Cinema Review: The Kindergarten Teacher


Posted February 8, 2019 in Cinema Reviews

Director: Sara Colangelo

Talent: Maggie Gyllenhaal, Parker Sevak, Gael Garcia Bernal

Released: 8 February

Lisa, played by Gyllenhaal, is a kindergarten teacher struggling to find her inner artist. Outside of her job she goes to poetry classes run by Bernal’s character. Her poems, much like everyone else’s in the class, are middling and average at best. Despondent with her own weak efforts, she’s determined to nurture (or perhaps harness) the unmistaken talents of one of her five-year-old students (Jimmy, played by Sevak) who has a propensity to vocalise wonderful haikus.

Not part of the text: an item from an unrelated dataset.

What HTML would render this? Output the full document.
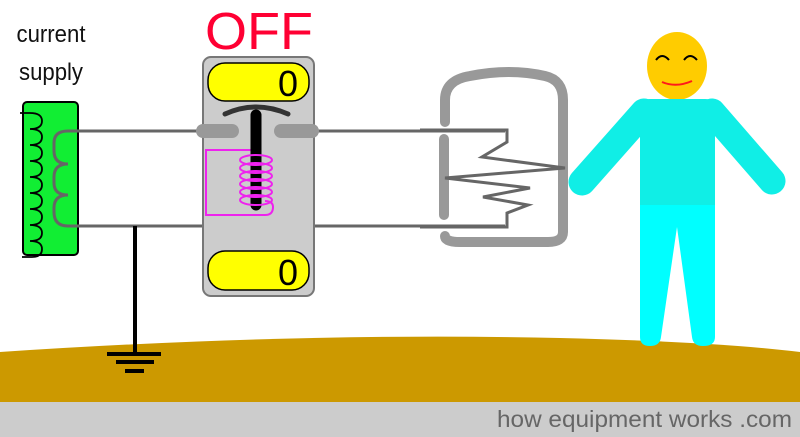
<!DOCTYPE html>
<html><head><style>html,body{margin:0;padding:0;background:#fff}svg{display:block}</style></head><body>
<svg width="800" height="437" viewBox="0 0 800 437" xmlns="http://www.w3.org/2000/svg" font-family="Liberation Sans, sans-serif">
<rect width="800" height="437" fill="#fff"/>
<!-- ground -->
<path d="M0 352 Q300 332 560 338 Q720 342 800 352 L800 402 L0 402 Z" fill="#cc9900"/>
<rect x="0" y="402" width="800" height="35" fill="#cccccc"/>
<text x="792" y="427" text-anchor="end" font-size="23" fill="#666" textLength="295" lengthAdjust="spacingAndGlyphs">how equipment works .com</text>

<!-- labels -->
<text x="51" y="42" text-anchor="middle" font-size="24" fill="#111" textLength="69" lengthAdjust="spacingAndGlyphs">current</text>
<text x="51" y="80" text-anchor="middle" font-size="24" fill="#111" textLength="64" lengthAdjust="spacingAndGlyphs">supply</text>
<text x="259" y="49" text-anchor="middle" font-size="52" fill="#ff0033" textLength="108" lengthAdjust="spacingAndGlyphs">OFF</text>

<!-- transformer -->
<rect x="23" y="102" width="55" height="153" rx="4" fill="#11ee33" stroke="#000" stroke-width="2"/>
<path d="M20 113 h10 q12 0 12 8 q0 8 -12 8 q12 0 12 8 q0 8 -12 8 q12 0 12 8 q0 8 -12 8 q12 0 12 8 q0 8 -12 8 q12 0 12 8 q0 8 -12 8 q12 0 12 8 q0 8 -12 8 q12 0 12 8 q0 8 -12 8 q12 0 12 8 q0 8 -12 8 q12 0 12 8 q0 8 -10 8 h-10" fill="none" stroke="#000" stroke-width="1.8"/>
<!-- wires -->
<path d="M505 131 H68 q-14 0 -14 12 v8 q0 13 14 13 q-14 0 -14 13 v6 q0 12 14 12 q-14 0 -14 13 v4 q0 14 14 14 H505" fill="none" stroke="#666" stroke-width="3"/>
<line x1="135" y1="226" x2="135" y2="353" stroke="#000" stroke-width="4"/>
<rect x="107" y="352" width="54" height="4" fill="#000"/>
<rect x="116" y="360" width="38" height="4" fill="#000"/>
<rect x="125" y="369" width="19" height="4" fill="#000"/>

<!-- switch -->
<rect x="203" y="57" width="111" height="239" rx="8" fill="#cccccc" stroke="#777" stroke-width="2"/>
<rect x="208" y="63" width="101" height="38" rx="17" fill="#ffff00" stroke="#000" stroke-width="1.5"/>
<text x="298" y="96" text-anchor="end" font-size="36" fill="#000">0</text>
<rect x="208" y="251" width="101" height="39" rx="17" fill="#ffff00" stroke="#000" stroke-width="1.5"/>
<text x="298" y="285" text-anchor="end" font-size="36" fill="#000">0</text>
<path d="M225 114 Q256 100 288 114" fill="none" stroke="#333" stroke-width="5" stroke-linecap="round"/>
<line x1="203" y1="131" x2="232" y2="131" stroke="#999" stroke-width="14" stroke-linecap="round"/>
<line x1="281" y1="131" x2="312" y2="131" stroke="#999" stroke-width="14" stroke-linecap="round"/>
<path d="M254 150 H206 V215 H265 q8 0 8 -8 q0 -6 -8 -6" fill="none" stroke="#ee22ee" stroke-width="2"/>
<line x1="256" y1="115" x2="256" y2="205" stroke="#000" stroke-width="11" stroke-linecap="round"/>
<g fill="none" stroke="#ee22ee" stroke-width="2">
<ellipse cx="256" cy="160" rx="16" ry="5"/><ellipse cx="256" cy="168" rx="16" ry="5"/><ellipse cx="256" cy="176" rx="16" ry="5"/><ellipse cx="256" cy="184" rx="16" ry="5"/><ellipse cx="256" cy="192" rx="16" ry="5"/><ellipse cx="256" cy="200" rx="16" ry="5"/>
</g>

<!-- heater -->
<path d="M445 122 V100 Q445 80 470 76 Q510 68 545 76 Q563 80 563 100 V232 Q563 242 548 242 H460 Q445 242 445 236" fill="none" stroke="#999" stroke-width="10" stroke-linecap="round"/>
<line x1="444" y1="139" x2="444" y2="215" stroke="#999" stroke-width="10" stroke-linecap="round"/>
<path d="M420 130 H507 V142 L482 157 L565 168 L445 178 L530 188 L483 197 L528 205 L507 213 V227 H420" fill="none" stroke="#666" stroke-width="3" stroke-linejoin="miter"/>

<!-- person -->
<ellipse cx="677" cy="66" rx="30" ry="34" fill="#ffcc00"/>
<path d="M656 60 Q662 52 669 60 M684 60 Q690 52 697 60" fill="none" stroke="#000" stroke-width="2"/>
<path d="M662 82 Q676 88 692 81" fill="none" stroke="#ff1a1a" stroke-width="2"/>
<line x1="644" y1="112" x2="582" y2="182" stroke="#10eee6" stroke-width="27" stroke-linecap="round"/>
<line x1="712" y1="112" x2="772" y2="181" stroke="#10eee6" stroke-width="27" stroke-linecap="round"/>
<path d="M640 108 Q640 99 650 99 H705 Q715 99 715 108 V205 H640 Z" fill="#10eee6"/>
<path d="M640 205 H715 V337 Q715 346 703 346 Q693 346 692 337 L677 227 L661 337 Q660 346 650 346 Q640 346 640 337 Z" fill="#00ffff"/>
</svg>
</body></html>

From the get-go everything about this film feels creepy. Lisa starts feeding off the child’s talent as a source of nourishment for her own life. With a very intense performance from Gyllenhaal, her slightly manic nature becomes more and more untethered as the film progresses and the level of nurture provided by her is trampled by a sense of righteousness to claim the child as her finding and saving grace.

It’s a fairly microscopic film, coming at you from all angles with the possibility of something going horribly awry hanging over almost every scene like the sword of Damocles. It’s made all the more captivating by Gyllenhaal’s desperation and wide-eyed emotionless face.

We never really know Lisa or what drives or even haunts her, which is a pity, really, as a bit more context would have given this film more balance. But otherwise the plotting and pace are perfect throughout and the obvious direction the film seems to be headed in is thankfully avoided, replaced with a somewhat bizarre, albeit fitting, ending.